[Code that draws figures]
* Start *

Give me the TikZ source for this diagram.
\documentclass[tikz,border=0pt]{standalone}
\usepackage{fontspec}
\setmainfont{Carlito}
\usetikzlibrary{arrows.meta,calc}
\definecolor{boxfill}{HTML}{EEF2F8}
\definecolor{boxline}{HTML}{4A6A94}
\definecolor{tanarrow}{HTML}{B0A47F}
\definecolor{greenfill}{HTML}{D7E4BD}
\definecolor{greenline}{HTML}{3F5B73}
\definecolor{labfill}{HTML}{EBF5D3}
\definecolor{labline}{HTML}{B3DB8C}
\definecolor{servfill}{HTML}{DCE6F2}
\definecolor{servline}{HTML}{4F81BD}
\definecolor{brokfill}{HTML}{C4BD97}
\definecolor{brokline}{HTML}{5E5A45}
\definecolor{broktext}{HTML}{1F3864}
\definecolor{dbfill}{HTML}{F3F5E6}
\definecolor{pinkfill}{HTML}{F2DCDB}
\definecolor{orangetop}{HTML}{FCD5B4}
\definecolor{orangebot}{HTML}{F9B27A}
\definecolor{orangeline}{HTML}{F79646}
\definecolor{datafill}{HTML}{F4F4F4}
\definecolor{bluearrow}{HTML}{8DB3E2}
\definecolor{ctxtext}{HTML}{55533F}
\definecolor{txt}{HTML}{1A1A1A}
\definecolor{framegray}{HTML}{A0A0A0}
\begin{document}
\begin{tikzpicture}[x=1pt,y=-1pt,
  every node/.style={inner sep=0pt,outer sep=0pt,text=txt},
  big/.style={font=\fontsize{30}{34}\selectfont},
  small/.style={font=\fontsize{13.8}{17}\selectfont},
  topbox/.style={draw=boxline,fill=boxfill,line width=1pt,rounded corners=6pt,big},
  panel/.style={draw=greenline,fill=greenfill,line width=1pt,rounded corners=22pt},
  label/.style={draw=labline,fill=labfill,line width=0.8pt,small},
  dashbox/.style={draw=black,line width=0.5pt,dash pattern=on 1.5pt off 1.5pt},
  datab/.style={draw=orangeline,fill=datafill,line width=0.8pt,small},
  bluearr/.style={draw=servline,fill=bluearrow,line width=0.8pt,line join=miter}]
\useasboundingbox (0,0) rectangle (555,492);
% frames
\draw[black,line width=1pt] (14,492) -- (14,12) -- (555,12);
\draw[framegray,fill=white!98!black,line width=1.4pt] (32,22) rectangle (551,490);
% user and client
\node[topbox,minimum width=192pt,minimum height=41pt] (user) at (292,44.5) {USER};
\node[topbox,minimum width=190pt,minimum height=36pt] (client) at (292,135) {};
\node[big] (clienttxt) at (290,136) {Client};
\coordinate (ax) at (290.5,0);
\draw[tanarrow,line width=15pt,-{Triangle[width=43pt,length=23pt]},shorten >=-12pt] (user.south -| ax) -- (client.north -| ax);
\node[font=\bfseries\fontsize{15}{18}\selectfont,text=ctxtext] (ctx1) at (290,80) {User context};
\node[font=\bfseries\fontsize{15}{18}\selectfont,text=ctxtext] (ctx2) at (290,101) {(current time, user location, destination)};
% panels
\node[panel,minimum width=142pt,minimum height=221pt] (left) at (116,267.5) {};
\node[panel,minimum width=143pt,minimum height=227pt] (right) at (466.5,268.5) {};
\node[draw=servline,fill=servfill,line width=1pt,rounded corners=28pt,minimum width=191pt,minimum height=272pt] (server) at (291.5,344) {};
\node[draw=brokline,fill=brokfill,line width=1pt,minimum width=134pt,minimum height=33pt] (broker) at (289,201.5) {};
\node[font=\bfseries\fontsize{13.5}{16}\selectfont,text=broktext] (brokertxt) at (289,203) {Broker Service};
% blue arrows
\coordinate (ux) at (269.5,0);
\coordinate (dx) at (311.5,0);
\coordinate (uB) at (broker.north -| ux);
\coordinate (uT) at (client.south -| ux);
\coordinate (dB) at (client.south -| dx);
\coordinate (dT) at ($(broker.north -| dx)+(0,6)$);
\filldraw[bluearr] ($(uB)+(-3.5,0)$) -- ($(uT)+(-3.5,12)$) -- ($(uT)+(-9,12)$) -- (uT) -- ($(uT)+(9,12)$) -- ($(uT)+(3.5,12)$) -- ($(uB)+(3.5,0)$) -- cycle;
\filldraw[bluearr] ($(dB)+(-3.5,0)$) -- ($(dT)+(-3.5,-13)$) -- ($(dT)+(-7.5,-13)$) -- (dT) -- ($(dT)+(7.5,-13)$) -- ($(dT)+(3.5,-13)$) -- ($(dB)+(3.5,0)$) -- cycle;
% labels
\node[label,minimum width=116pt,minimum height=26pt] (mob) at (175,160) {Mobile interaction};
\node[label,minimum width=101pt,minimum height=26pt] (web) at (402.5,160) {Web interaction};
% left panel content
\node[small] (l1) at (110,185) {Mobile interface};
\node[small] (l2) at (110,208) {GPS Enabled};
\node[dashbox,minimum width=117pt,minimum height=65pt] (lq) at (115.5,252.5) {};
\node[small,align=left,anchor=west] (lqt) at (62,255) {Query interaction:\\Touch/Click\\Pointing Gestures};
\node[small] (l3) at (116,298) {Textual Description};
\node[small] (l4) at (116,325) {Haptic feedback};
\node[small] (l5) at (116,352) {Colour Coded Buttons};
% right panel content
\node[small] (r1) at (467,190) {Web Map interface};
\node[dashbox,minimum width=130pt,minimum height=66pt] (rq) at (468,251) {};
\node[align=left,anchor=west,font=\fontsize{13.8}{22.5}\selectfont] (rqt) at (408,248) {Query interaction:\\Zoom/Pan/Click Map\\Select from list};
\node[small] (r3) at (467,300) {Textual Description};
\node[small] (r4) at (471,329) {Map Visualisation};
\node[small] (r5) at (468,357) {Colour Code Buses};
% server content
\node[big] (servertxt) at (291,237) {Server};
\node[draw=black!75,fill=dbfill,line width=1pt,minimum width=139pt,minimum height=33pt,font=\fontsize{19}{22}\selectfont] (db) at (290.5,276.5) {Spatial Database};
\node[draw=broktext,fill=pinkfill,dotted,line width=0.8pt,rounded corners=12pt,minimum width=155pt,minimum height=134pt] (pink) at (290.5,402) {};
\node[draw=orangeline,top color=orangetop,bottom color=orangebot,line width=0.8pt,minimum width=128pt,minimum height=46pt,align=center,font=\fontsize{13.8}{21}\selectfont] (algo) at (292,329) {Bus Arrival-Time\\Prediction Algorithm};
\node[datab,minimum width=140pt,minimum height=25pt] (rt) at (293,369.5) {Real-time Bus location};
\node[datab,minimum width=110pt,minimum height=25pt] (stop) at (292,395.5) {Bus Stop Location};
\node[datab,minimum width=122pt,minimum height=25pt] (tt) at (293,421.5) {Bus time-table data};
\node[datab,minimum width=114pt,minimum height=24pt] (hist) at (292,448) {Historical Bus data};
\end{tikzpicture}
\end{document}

* End *
* Start *

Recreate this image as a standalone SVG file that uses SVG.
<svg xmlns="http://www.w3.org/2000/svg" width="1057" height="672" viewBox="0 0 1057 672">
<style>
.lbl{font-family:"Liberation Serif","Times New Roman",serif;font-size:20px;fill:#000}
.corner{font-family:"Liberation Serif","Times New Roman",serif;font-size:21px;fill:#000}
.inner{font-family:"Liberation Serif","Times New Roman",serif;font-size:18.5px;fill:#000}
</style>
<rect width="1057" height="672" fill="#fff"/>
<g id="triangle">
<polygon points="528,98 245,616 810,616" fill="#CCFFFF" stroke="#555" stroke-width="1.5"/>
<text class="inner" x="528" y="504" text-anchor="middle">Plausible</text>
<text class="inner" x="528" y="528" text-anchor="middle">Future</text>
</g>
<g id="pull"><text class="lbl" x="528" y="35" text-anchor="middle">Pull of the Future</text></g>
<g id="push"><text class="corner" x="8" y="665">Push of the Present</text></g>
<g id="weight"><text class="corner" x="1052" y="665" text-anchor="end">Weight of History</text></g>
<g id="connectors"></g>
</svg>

* End *

## [AIM OF THE TASK]
Take every line that includes the string "standalone" and copy it.

## [CORRECT OUTPUT]
\documentclass[tikz,border=0pt]{standalone}
Recreate this image as a standalone SVG file that uses SVG.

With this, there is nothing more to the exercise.